Much appreciated to know, :+1:

Traditionally prepared and baked bread,
Bakery bread, methods vary?
Supermarket bread, germane product labelling!

Which is best?
Unlike petrol ‘super’ does not equate to superior, nor does expensive assure a product that is significantly more nutritious or healthy?:thinking:

The sugar is derived from the starches in the flour, so as I am generally wanting a faster finish to my bread making I opt for a minimal amount of sugar to assit the proving of the loaf. This equates to about 2 teaspoons of sugar (white, raw, icing or even brown) to any sized loaf for the family eg 600g, 700g 800g and 1.2kg loaf, but I also add a bread improver that contains the amylase enzyme to more quickly convert the starch carbs. The minimal sugar is quickly converted by the yeast into alcohol and CO2. A dessert type bread has a lot more sugar and it doesn’t take long to prove and re-prove before baking leaving a lot of sugar unconverted and thus a sweeter bread (as does the addition of fruits and jams).

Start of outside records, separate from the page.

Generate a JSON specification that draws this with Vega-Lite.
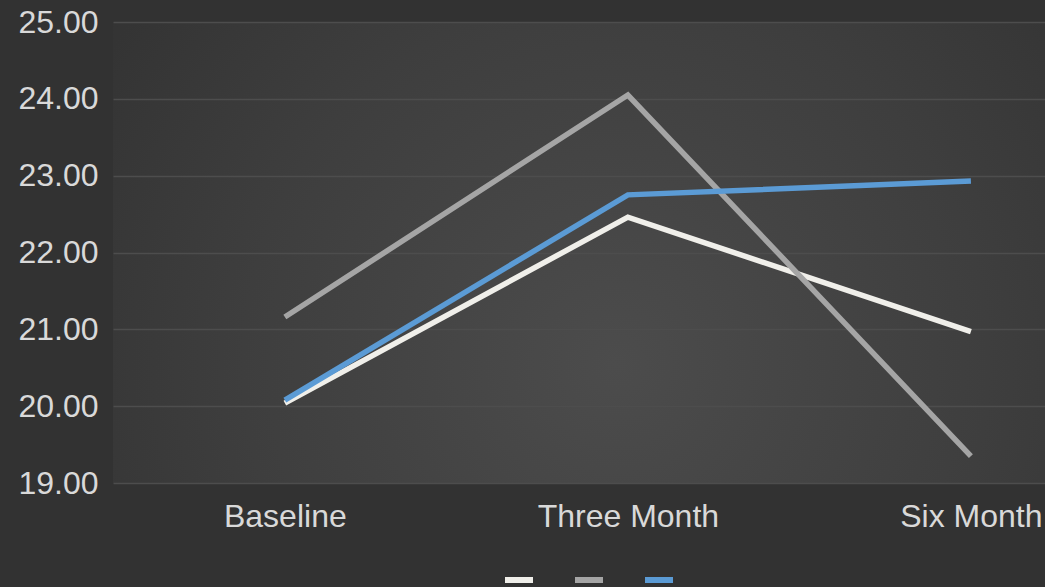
{
  "$schema": "https://vega.github.io/schema/vega-lite/v6.json",
  "width": 932,
  "height": 461,
  "autosize": {"type": "none"},
  "padding": {"left": 113, "top": 22, "right": 0, "bottom": 104},
  "background": "#323232",
  "view": {
    "stroke": null,
    "fill": {
      "gradient": "radial",
      "x1": 0.54, "y1": 0.62, "r1": 0,
      "x2": 0.54, "y2": 0.62, "r2": 0.8,
      "stops": [
        {"offset": 0, "color": "#4c4c4c"},
        {"offset": 0.5, "color": "#3e3e3e"},
        {"offset": 0.8, "color": "#343434"},
        {"offset": 1, "color": "#323232"}
      ]
    }
  },
  "data": {
    "values": [
      {"step": 0, "period": "Baseline", "series": "A", "score": 20.04},
      {"step": 1, "period": "Three Month", "series": "A", "score": 22.46},
      {"step": 2, "period": "Six Month", "series": "A", "score": 20.97},
      {"step": 0, "period": "Baseline", "series": "B", "score": 21.16},
      {"step": 1, "period": "Three Month", "series": "B", "score": 24.05},
      {"step": 2, "period": "Six Month", "series": "B", "score": 19.35},
      {"step": 0, "period": "Baseline", "series": "C", "score": 20.08},
      {"step": 1, "period": "Three Month", "series": "C", "score": 22.75},
      {"step": 2, "period": "Six Month", "series": "C", "score": 22.93}
    ]
  },
  "mark": {"type": "line", "strokeWidth": 5.5, "strokeCap": "butt", "strokeJoin": "miter"},
  "encoding": {
    "x": {
      "field": "step",
      "type": "quantitative",
      "scale": {"domain": [-0.501, 2.216], "nice": false, "zero": false},
      "axis": {
        "title": null,
        "values": [0, 1, 2],
        "labelExpr": "['Baseline', 'Three Month', 'Six Month'][datum.value]",
        "domain": false,
        "ticks": false,
        "grid": false,
        "labelAngle": 0,
        "labelFlush": false,
        "labelOverlap": false,
        "labelLimit": 0,
        "labelDx": -5,
        "labelFont": "Liberation Sans",
        "labelFontSize": 32,
        "labelColor": "#d9d9d9",
        "labelPadding": 18
      }
    },
    "y": {
      "field": "score",
      "type": "quantitative",
      "scale": {"domain": [19, 25], "zero": false, "nice": false},
      "axis": {
        "title": null,
        "values": [19, 20, 21, 22, 23, 24, 25],
        "format": ".2f",
        "domain": false,
        "ticks": false,
        "grid": true,
        "gridColor": "#4d4d4d",
        "gridWidth": 1.5,
        "labelFont": "Liberation Sans",
        "labelFontSize": 32,
        "labelColor": "#d9d9d9",
        "labelPadding": 15,
        "labelFlush": false
      }
    },
    "color": {
      "field": "series",
      "type": "nominal",
      "scale": {"domain": ["A", "B", "C"], "range": ["#f0efea", "#a5a5a5", "#5b9bd5"]},
      "legend": {
        "orient": "none",
        "direction": "horizontal",
        "legendX": 389,
        "legendY": 541,
        "title": null,
        "labelExpr": "''",
        "symbolType": "stroke",
        "symbolSize": 784,
        "symbolStrokeWidth": 6,
        "labelOffset": 0,
        "columnPadding": 18,
        "padding": 0
      }
    }
  }
}
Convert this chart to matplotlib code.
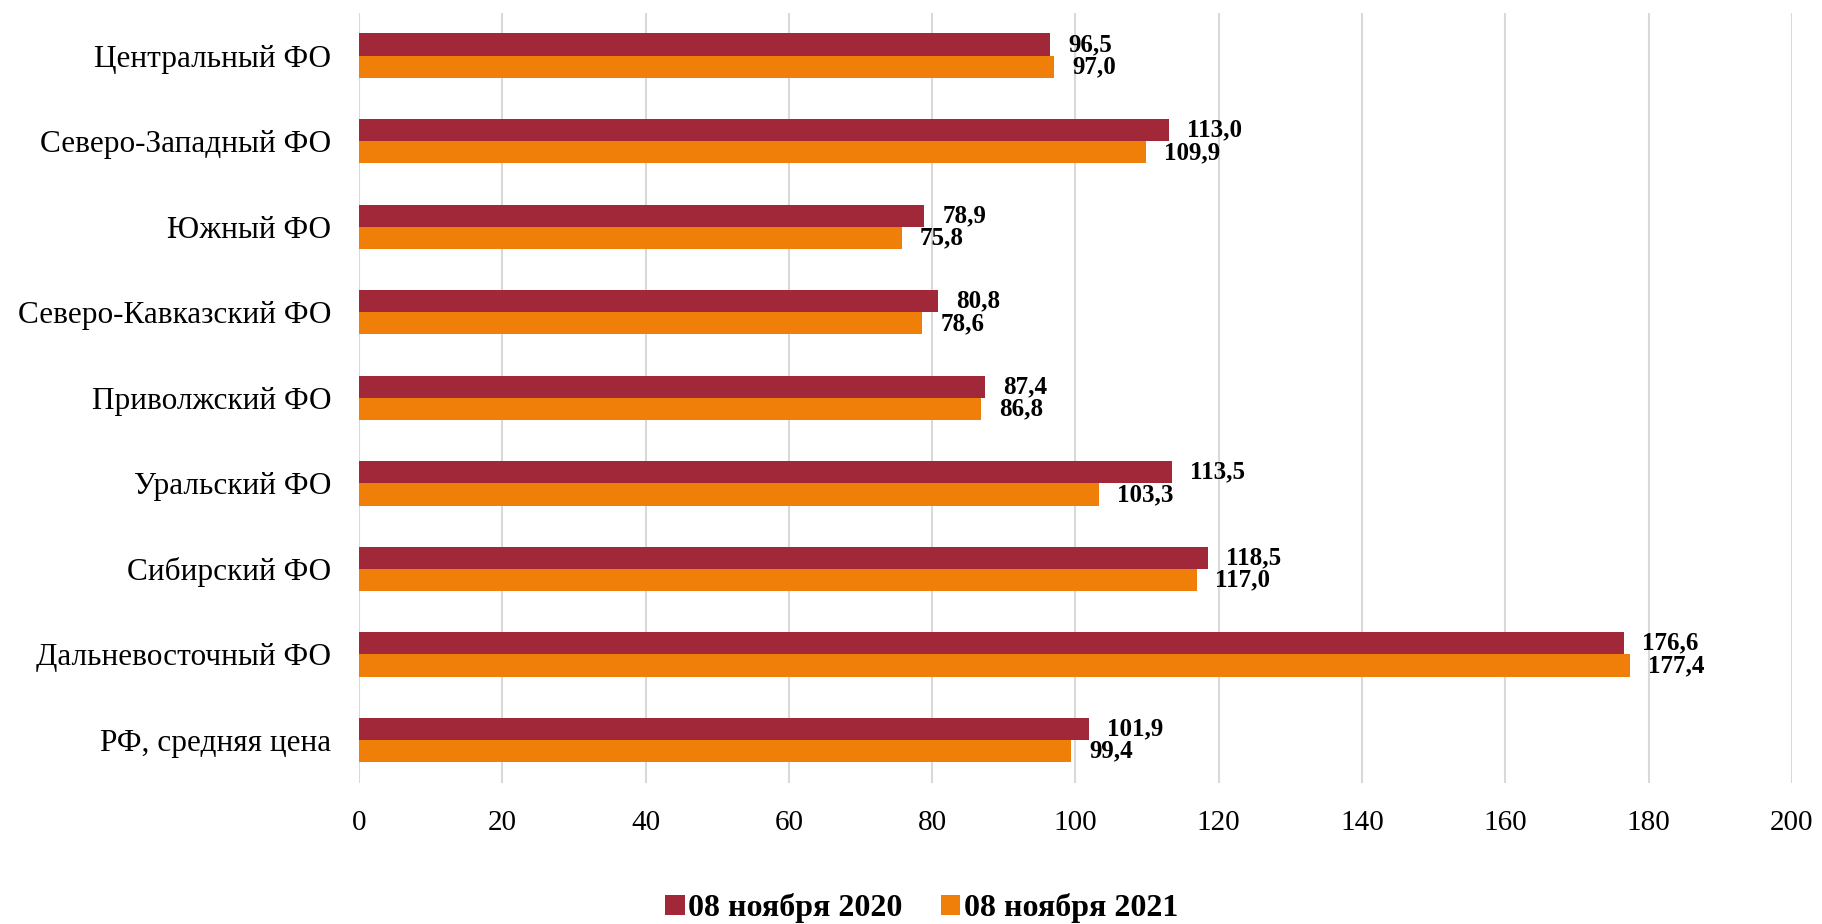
import numpy as np
import matplotlib.pyplot as plt

plt.rcParams['font.family'] = ['Liberation Serif', 'DejaVu Serif']

regions = ['Центральный ФО', 'Северо-Западный ФО', 'Южный ФО', 'Северо-Кавказский ФО',
           'Приволжский ФО', 'Уральский ФО', 'Сибирский ФО', 'Дальневосточный ФО',
           'РФ, средняя цена']
val_2020 = [96.5, 113.0, 78.9, 80.8, 87.4, 113.5, 118.5, 176.6, 101.9]
val_2021 = [97.0, 109.9, 75.8, 78.6, 86.8, 103.3, 117.0, 177.4, 99.4]
labels = ['08 ноября 2020', '08 ноября 2021']
colors = ['#A02838', '#F07F0A']

fig = plt.figure(figsize=(18.22, 9.24), dpi=100)
ax = fig.add_axes([0.197, 0.153, 0.7865, 0.833])

y = np.arange(len(regions))
h = 0.26
b1 = ax.barh(y - h / 2, val_2020, height=h, color=colors[0], label=labels[0], zorder=3)
b2 = ax.barh(y + h / 2, val_2021, height=h, color=colors[1], label=labels[1], zorder=3)

# подписи значений с запятой
for bars, vals in ((b1, val_2020), (b2, val_2021)):
    for bar, v in zip(bars, vals):
        ax.annotate(f'{v:.1f}'.replace('.', ','),
                    (v, bar.get_y() + bar.get_height() / 2),
                    xytext=(13, 0), textcoords='offset points',
                    va='center', ha='left', fontsize=18, fontweight='bold')

ax.set_ylim(len(regions) - 0.5, -0.5)
ax.set_xlim(0, 200)
ax.set_xticks(range(0, 201, 20))
ax.set_yticks(y)
ax.set_yticklabels(regions, fontsize=22.5)
ax.tick_params(axis='x', labelsize=21, length=0, pad=20)
ax.tick_params(axis='y', length=0, pad=20)
ax.grid(axis='x', color='#D9D9D9', linewidth=1.5, zorder=0)
for s in ax.spines.values():
    s.set_visible(False)

fig.legend(handles=[b1, b2], loc='lower center', bbox_to_anchor=(0.506, -0.03), ncol=2,
           frameon=False, prop={'size': 23, 'weight': 'bold'},
           handlelength=0.6, handleheight=0.6, handletextpad=0.12, columnspacing=1.2)

plt.savefig('out.png', dpi=100)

Steam is mostly used to 1. keep the dough moist & warm during proving and 2. is used in the baking process to get a crisper crust. As to the making of the breads cooked in Supermarkets, they are frozen doughs (generally proved once before freezing) then thawed and proved. My daughter was a Bakery Manager at Coles and had to do this every day. Ascorbic acid can be used to help raise the bread as well.

The ongoing saga of what Subway puts in their sandwiches. The last paragraph may be representative, or maybe not.

Another article regarding it.

https://www.9news.com.au/world/2-customers-sue-subway-claiming-tuna-is-anything-but-tuna/781a7262-73d5-470a-89bb-e80b1d08e3f4

“Plaintiffs Karen Dhanowa and Nilima Amin, two Alameda County residents, claim in their lawsuit filed last week in US District Court for the Northern District of California that the US chain Subway has been trying to “capitalise on the premium price consumers are willing to pay for tuna,” the East Bay Times reported Thursday.”

As I would expect that the tuna is not sashimi grade raw tuna but rather cooked canned tuna, I don’t see what premium anyone would be paying.

It sells for as little as $7 a kilo at Coles and Woollies so hardly expensive.